On the surface, that sounds reasonable. If we had a national carbon price set at the SCC, then every nuclear plant would get that benefit anyway. But, of course, we don’t. And because we don’t, simply handing out a subsidy to nuclear power based on that SCC may not be optimal use of that money from a CO2 perspective for two reasons.

First, the nuclear plants probably don’t need all that bail-out money to stay economic. Second, the money they get — particularly the money they don’t need — could almost certainly achieve greater CO2 savings if used for other purposes.

Now it is impossible for anyone to know what the right subsidy is without getting the nuclear operators to open up their (financial) books to the NYPSC. But two years ago, the Brattle Group offered up this analysis of what CO2 subsidy was needed to keep the merchant nukes profitable:

CREDIT: Brattle Group
CREDIT: Brattle Group

Yes, this analysis is a couple years old. On the other hand, Brattle did accurately predict the impending shift to unprofitability of half the U.S. merchant nukes. Their key conclusion bears repeating:

About half the threatened nuclear fleet could be supported with an average cost per ton of CO2 avoided below $10/ton… The average cost would be $20/ton.

So it seems as if the NYPSC is severely overpaying their nukes. That seems especially likely given that the nukes in New York State already get a RGGI benefit — whose baseline level the PSC calculates at $10.41 per ton (that number is then later adjusted to reflect the actual RGGI price, which fluctuates, and is currently closer to $5).
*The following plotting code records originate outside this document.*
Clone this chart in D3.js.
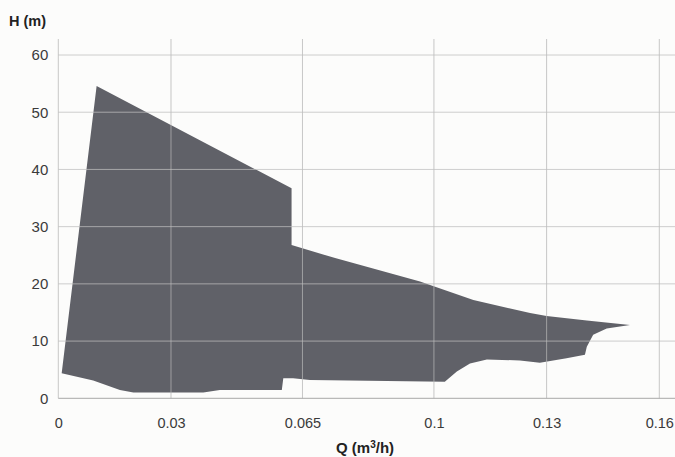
<!DOCTYPE html>
<html>
<head>
<meta charset="utf-8">
<script src="https://cdn.jsdelivr.net/npm/d3@7"></script>
<style>
  html, body { margin: 0; padding: 0; background: #fcfcfb; }
  svg { display: block; font-family: "Liberation Sans", Arial, sans-serif; }
</style>
</head>
<body>
<div id="chart"></div>
<script>
// Contorno del campo de trabajo (Q en m3/h, H en m), leído de la figura
// borde superior, de izquierda a derecha
const upperQ = [0.0009, 0.0102, 0.0621, 0.0621, 0.0737, 0.0963, 0.1105, 0.1256, 0.130, 0.1407, 0.1522];
const upperH = [4.4, 54.6, 36.7, 26.8, 24.5, 20.4, 17.2, 14.9, 14.4, 13.6, 12.8];
// borde inferior, de derecha a izquierda
const lowerQ = [0.146, 0.1424, 0.1407, 0.1402, 0.1353, 0.1282, 0.1229, 0.1141, 0.1096, 0.1061, 0.1029, 0.067, 0.0625, 0.0599, 0.0595, 0.043, 0.0386, 0.020, 0.0164, 0.0093];
const lowerH = [12.2, 11.1, 9.0, 7.6, 7.0, 6.2, 6.6, 6.8, 6.1, 4.7, 2.9, 3.2, 3.5, 3.5, 1.45, 1.45, 1.0, 1.0, 1.45, 3.1];

const xTicks = [0, 0.03, 0.065, 0.1, 0.13, 0.16];
const yTicks = [0, 10, 20, 30, 40, 50, 60];

const W = 675, H = 457;
const mLeft = 58.3, mRight = 659.3, mBottom = 398.3, mTop = 55;

const svg = d3.select("#chart").append("svg")
    .attr("width", W)
    .attr("height", H);

const x = d3.scaleLinear().domain([0, 0.16]).range([mLeft, mRight]);
const y = d3.scaleLinear().domain([0, 60]).range([mBottom, mTop]);

// puntos del polígono
const points = upperQ.map((q, i) => [q, upperH[i]])
    .concat(lowerQ.map((q, i) => [q, lowerH[i]]));

const line = d3.line()
    .x(d => x(d[0]))
    .y(d => y(d[1]))
    .curve(d3.curveLinearClosed);

svg.append("path")
    .datum(points)
    .attr("d", line)
    .attr("fill", "#606168");

// Rejilla (encima del área, como en el original)
const grid = svg.append("g").attr("class", "grid");

grid.selectAll(".vline")
    .data(xTicks)
    .enter().append("line")
    .attr("x1", d => x(d)).attr("x2", d => x(d))
    .attr("y1", 39).attr("y2", mBottom)
    .attr("stroke", "#b4b4b4")
    .attr("stroke-opacity", 0.75)
    .attr("stroke-width", 1);

grid.selectAll(".hline")
    .data(yTicks.filter(d => d > 0))
    .enter().append("line")
    .attr("x1", mLeft).attr("x2", W)
    .attr("y1", d => y(d)).attr("y2", d => y(d))
    .attr("stroke", "#bdbdbd")
    .attr("stroke-opacity", 0.75)
    .attr("stroke-width", 1);

// línea base
svg.append("line")
    .attr("x1", mLeft).attr("x2", W)
    .attr("y1", mBottom).attr("y2", mBottom)
    .attr("stroke", "#a8a8a8");

// Eje X
const xAxis = svg.append("g")
    .attr("transform", `translate(0,${mBottom})`)
    .call(d3.axisBottom(x).tickValues(xTicks).tickSize(0).tickPadding(0).tickFormat(d => String(d)));
xAxis.select(".domain").remove();
xAxis.selectAll("text")
    .attr("dy", null)
    .attr("y", 30)
    .attr("fill", "#3a3a3a")
    .style("font-size", "14.5px");

// Eje Y
const yAxis = svg.append("g")
    .attr("transform", `translate(${mLeft},0)`)
    .call(d3.axisLeft(y).tickValues(yTicks).tickSize(0).tickPadding(10));
yAxis.select(".domain").remove();
yAxis.selectAll("text")
    .attr("fill", "#3a3a3a")
    .style("font-size", "15px");

// Títulos de los ejes
svg.append("text")
    .attr("x", 9)
    .attr("y", 26)
    .attr("fill", "#222")
    .style("font-size", "14.5px")
    .style("font-weight", "bold")
    .text("H (m)");

const qLabel = svg.append("text")
    .attr("x", 336)
    .attr("y", 453)
    .attr("fill", "#222")
    .style("font-size", "15px")
    .style("font-weight", "bold");
qLabel.append("tspan").text("Q (m");
qLabel.append("tspan").attr("dy", -5).style("font-size", "10px").text("3");
qLabel.append("tspan").attr("dy", 5).text("/h)");
</script>
</body>
</html>
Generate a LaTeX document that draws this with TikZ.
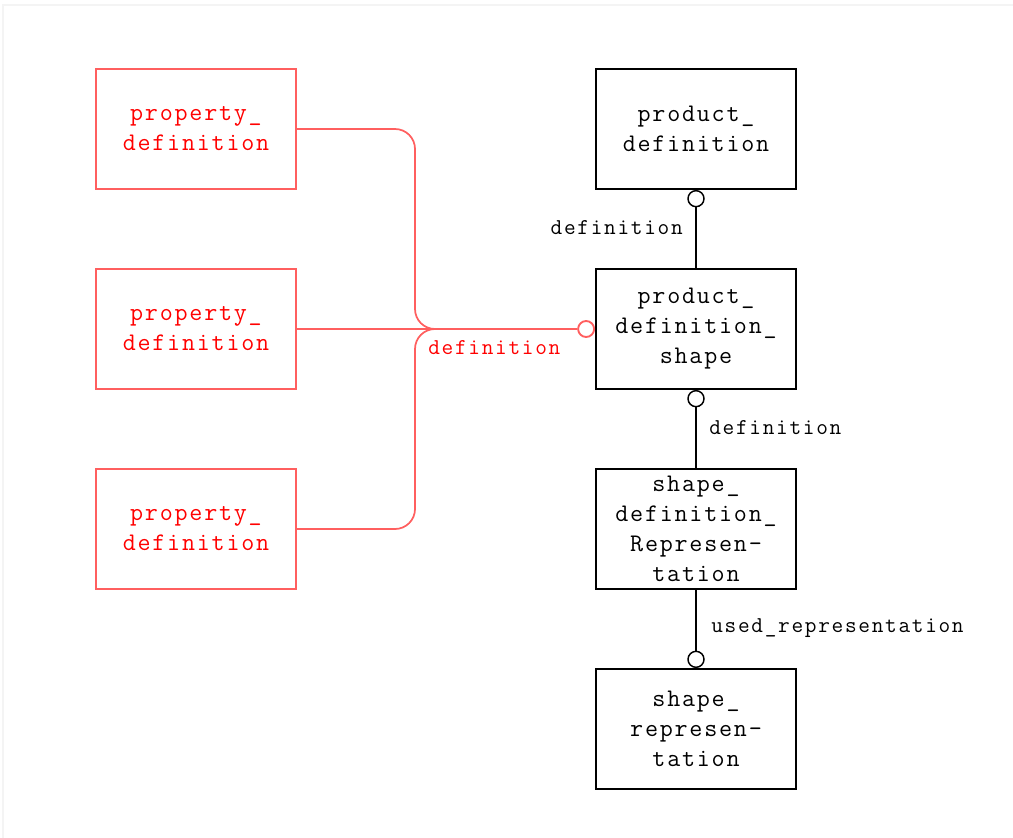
\documentclass[tikz,border=0pt]{standalone}
\usepackage{fontspec}
\newfontfamily\boxfont[LetterSpace=7]{Latin Modern Mono}
\newfontfamily\lblfont[LetterSpace=7.5]{Latin Modern Mono}
\definecolor{entred}{RGB}{255,0,0}
\definecolor{linkred}{RGB}{255,95,95}
\definecolor{framegray}{RGB}{244,244,244}
\tikzset{
  entity/.style={draw, line width=1.4pt, rectangle, minimum width=150pt, minimum height=90pt,
    inner sep=0pt, align=center, font=\boxfont\fontsize{19}{22.5}\selectfont},
  redentity/.style={entity, draw=linkred, line width=1.4pt, text=entred},
  ring/.style={draw, circle, fill=white, line width=1.1pt, minimum size=12pt, inner sep=0pt},
  redring/.style={ring, draw=linkred, line width=1.4pt, minimum size=12pt},
  link/.style={line width=1.4pt},
  redlink/.style={draw=linkred, line width=1.3pt, rounded corners=15pt},
  role/.style={font=\lblfont\fontsize{17}{18}\selectfont, inner sep=0pt},
}
\begin{document}
\begin{tikzpicture}[x=0.75pt, y=-0.75pt]
\useasboundingbox (0,0) rectangle (1013,838);
\draw[framegray, line width=1pt] (3,838) -- (3,5) -- (1013,5);

% supertype / subtype entities
\node[redentity] (p1) at (196,129) {property\_\\definition};
\node[redentity] (p2) at (196,329) {property\_\\definition};
\node[redentity] (p3) at (196,529) {property\_\\definition};

\node[entity] (pd)  at (696,129) {product\_\\definition};
\node[entity] (pds) at (696,329) {product\_\\definition\_\\shape};
\node[entity] (sdr) at (696,529) {shape\_\\definition\_\\Represen-\\tation};
\node[entity] (sr)  at (696,729) {shape\_\\represen-\\tation};

% relationship end markers
\node[ring, anchor=north] (o1) at (pd.south) {};
\node[ring, anchor=north] (o2) at (pds.south) {};
\node[ring, anchor=south] (o3) at (sr.north) {};
\node[redring, anchor=east] (o4) at (pds.west) {};

% black relationships
\draw[link] (o1) -- (pds);
\draw[link] (o2) -- (sdr);
\draw[link] (sdr) -- (o3);

% red select tree
\coordinate (trunk) at (415,329);
\draw[redlink] (p1.east) -| (trunk) -- (o4);
\draw[redlink] (p3.east) -| (trunk) -- (o4);
\draw[redlink] (p2.east) -- (o4);

% role labels
\node[role, anchor=east] (l1) at (683,228) {definition};
\node[role, anchor=west] (l2) at (709,428) {definition};
\node[role, anchor=west] (l3) at (711,628) {used\_representation};
\node[role, anchor=west, text=entred] (l4) at (428,348) {definition};
\end{tikzpicture}
\end{document}
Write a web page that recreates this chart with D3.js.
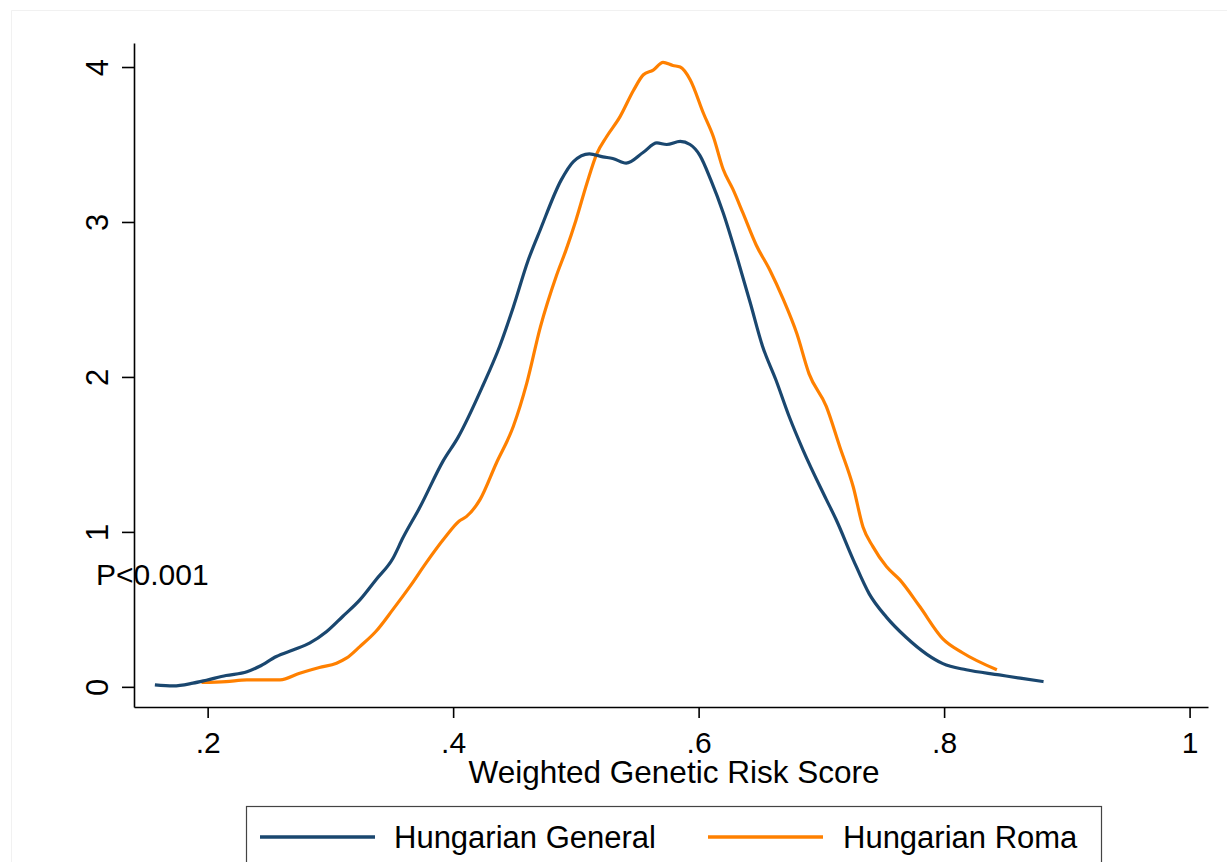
<!DOCTYPE html>
<html>
<head>
<meta charset="utf-8">
<script src="https://cdn.jsdelivr.net/npm/d3@7"></script>
<style>
  html, body { margin: 0; padding: 0; background: #fff; }
  svg { display: block; }
  text { font-family: "Liberation Sans", Arial, sans-serif; fill: #000; }
</style>
</head>
<body>
<div id="chart"></div>
<script>
// kernel density, Hungarian General
var scoreGeneral = [0.157, 0.172, 0.188, 0.199, 0.215, 0.232, 0.242, 0.256, 0.270, 0.283, 0.297, 0.310,
  0.324, 0.337, 0.351, 0.359, 0.373, 0.392, 0.404, 0.424, 0.438, 0.449, 0.461, 0.471, 0.488, 0.498,
  0.511, 0.522, 0.530, 0.541, 0.555, 0.566, 0.574, 0.585, 0.593, 0.601, 0.610, 0.620, 0.631, 0.642,
  0.652, 0.663, 0.674, 0.685, 0.704, 0.712, 0.726, 0.739, 0.753, 0.769, 0.786, 0.799, 0.818, 0.845,
  0.862, 0.881];
var densityGeneral = [0.013, 0.006, 0.024, 0.043, 0.073, 0.097, 0.131, 0.196, 0.239, 0.282, 0.357, 0.454,
  0.561, 0.69, 0.83, 0.96, 1.16, 1.46, 1.61, 1.94, 2.20, 2.45, 2.75, 2.95, 3.27, 3.39,
  3.44, 3.42, 3.41, 3.38, 3.45, 3.51, 3.50, 3.52, 3.50, 3.43, 3.27, 3.06, 2.78, 2.48,
  2.20, 1.98, 1.74, 1.53, 1.21, 1.08, 0.82, 0.60, 0.45, 0.32, 0.21, 0.15, 0.11, 0.077,
  0.056, 0.034];

// kernel density, Hungarian Roma
var scoreRoma = [0.195, 0.215, 0.232, 0.259, 0.275, 0.291, 0.305, 0.313, 0.324, 0.337, 0.351, 0.365,
  0.378, 0.393, 0.405, 0.411, 0.422, 0.435, 0.449, 0.460, 0.471, 0.484, 0.492, 0.500, 0.509, 0.517,
  0.525, 0.536, 0.547, 0.555, 0.563, 0.571, 0.579, 0.585, 0.593, 0.604, 0.612, 0.620, 0.628, 0.636,
  0.647, 0.658, 0.669, 0.680, 0.690, 0.704, 0.715, 0.726, 0.734, 0.742, 0.753, 0.764, 0.780, 0.799,
  0.815, 0.843];
var densityRoma = [0.028, 0.034, 0.045, 0.045, 0.088, 0.125, 0.153, 0.185, 0.26, 0.357, 0.50, 0.65,
  0.80, 0.96, 1.07, 1.10, 1.21, 1.44, 1.68, 1.96, 2.32, 2.65, 2.82, 3.01, 3.25, 3.44,
  3.55, 3.68, 3.85, 3.95, 3.98, 4.03, 4.01, 4.00, 3.92, 3.70, 3.55, 3.34, 3.21, 3.06,
  2.85, 2.69, 2.50, 2.28, 2.02, 1.81, 1.55, 1.29, 1.03, 0.905, 0.776, 0.69, 0.52, 0.31,
  0.22, 0.11];

var xTicks = [0.2, 0.4, 0.6, 0.8, 1];
var yTicks = [0, 1, 2, 3, 4];
var seriesNames = ["Hungarian General", "Hungarian Roma"];
var seriesColors = ["#1a476f", "#ff8000"];

var width = 1227, height = 862;
var plot = { left: 134, right: 1208, top: 43, bottom: 707 };

var svg = d3.select("#chart").append("svg")
  .attr("width", width)
  .attr("height", height);

// faint frame lines of the exported graph
svg.append("path")
  .attr("d", "M11.5,862 V10.5 H1227")
  .attr("fill", "none")
  .attr("stroke", "#f1f1f1")
  .attr("stroke-width", 1);

var x = d3.scaleLinear().domain([0.14, 1.015]).range([plot.left, plot.right]);
var y = d3.scaleLinear().domain([-0.13, 4.155]).range([plot.bottom, plot.top]);

var xAxis = svg.append("g")
  .attr("transform", "translate(0," + plot.bottom + ")")
  .call(d3.axisBottom(x)
    .tickValues(xTicks)
    .tickSize(11)
    .tickSizeOuter(0)
    .tickPadding(14)
    .tickFormat(function(d) { return d === 1 ? "1" : String(d).replace(/^0/, ""); }));

xAxis.selectAll("text").style("font-size", "30px");

var yAxis = svg.append("g")
  .attr("transform", "translate(" + plot.left + ",0)")
  .call(d3.axisLeft(y)
    .tickValues(yTicks)
    .tickSize(12)
    .tickSizeOuter(0)
    .tickFormat(d3.format("d")));

yAxis.selectAll("text")
  .attr("x", 0)
  .attr("dy", 0)
  .attr("text-anchor", "middle")
  .attr("transform", "translate(-26,0) rotate(-90)")
  .style("font-size", "31px");

svg.selectAll(".domain, .tick line")
  .attr("stroke", "#000")
  .attr("stroke-width", 1.6);

svg.append("text")
  .attr("x", (plot.left + plot.right) / 2 + 3)
  .attr("y", 783)
  .attr("text-anchor", "middle")
  .style("font-size", "31.5px")
  .text("Weighted Genetic Risk Score");

svg.append("text")
  .attr("x", 96)
  .attr("y", 585)
  .style("font-size", "30px")
  .text("P<0.001");

var line = d3.line()
  .x(function(d) { return x(d[0]); })
  .y(function(d) { return y(d[1]); })
  .curve(d3.curveMonotoneX);

var series = [
  d3.zip(scoreGeneral, densityGeneral),
  d3.zip(scoreRoma, densityRoma)
];

// Roma first so that General sits on top in the left tail
svg.selectAll(".density")
  .data([1, 0])
  .enter().append("path")
  .attr("class", "density")
  .attr("d", function(i) { return line(series[i]); })
  .attr("fill", "none")
  .attr("stroke", function(i) { return seriesColors[i]; })
  .attr("stroke-width", 3.2)
  .attr("stroke-linejoin", "round");

// legend
var legend = svg.append("g").attr("class", "legend");

legend.append("rect")
  .attr("x", 246.5)
  .attr("y", 806.5)
  .attr("width", 855)
  .attr("height", 80)
  .attr("fill", "#fff")
  .attr("stroke", "#444")
  .attr("stroke-width", 1.2);

var keyX = [260, 708];
var labelX = [394, 843];

legend.selectAll(".key")
  .data(seriesNames)
  .enter().append("line")
  .attr("class", "key")
  .attr("x1", function(d, i) { return keyX[i]; })
  .attr("x2", function(d, i) { return keyX[i] + 115; })
  .attr("y1", 837)
  .attr("y2", 837)
  .attr("stroke", function(d, i) { return seriesColors[i]; })
  .attr("stroke-width", 3.5);

legend.selectAll(".label")
  .data(seriesNames)
  .enter().append("text")
  .attr("class", "label")
  .attr("x", function(d, i) { return labelX[i]; })
  .attr("y", 848)
  .style("font-size", "31px")
  .text(function(d) { return d; });
</script>
</body>
</html>
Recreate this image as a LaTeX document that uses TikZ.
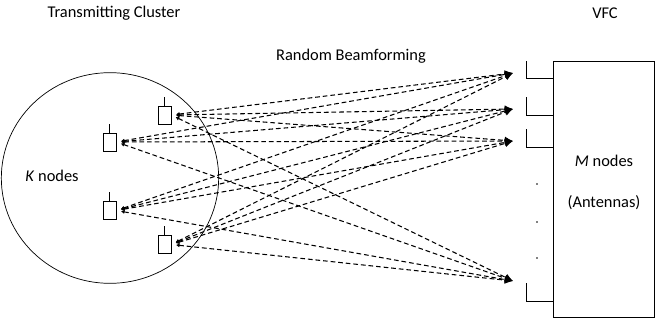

I also have serious doubts that this subsidy needs to last until 2029. Within a decade, we are likely to find that existing nukes are even less valuable than we thought. As I’ve said, the rapid advances in renewables, batteries and other storage, demand response, efficiency, and electric vehicles mean that integrating low-cost renewables into the grid will almost certainly be far easier and cheaper and faster than people realize. But that is the subject for another post.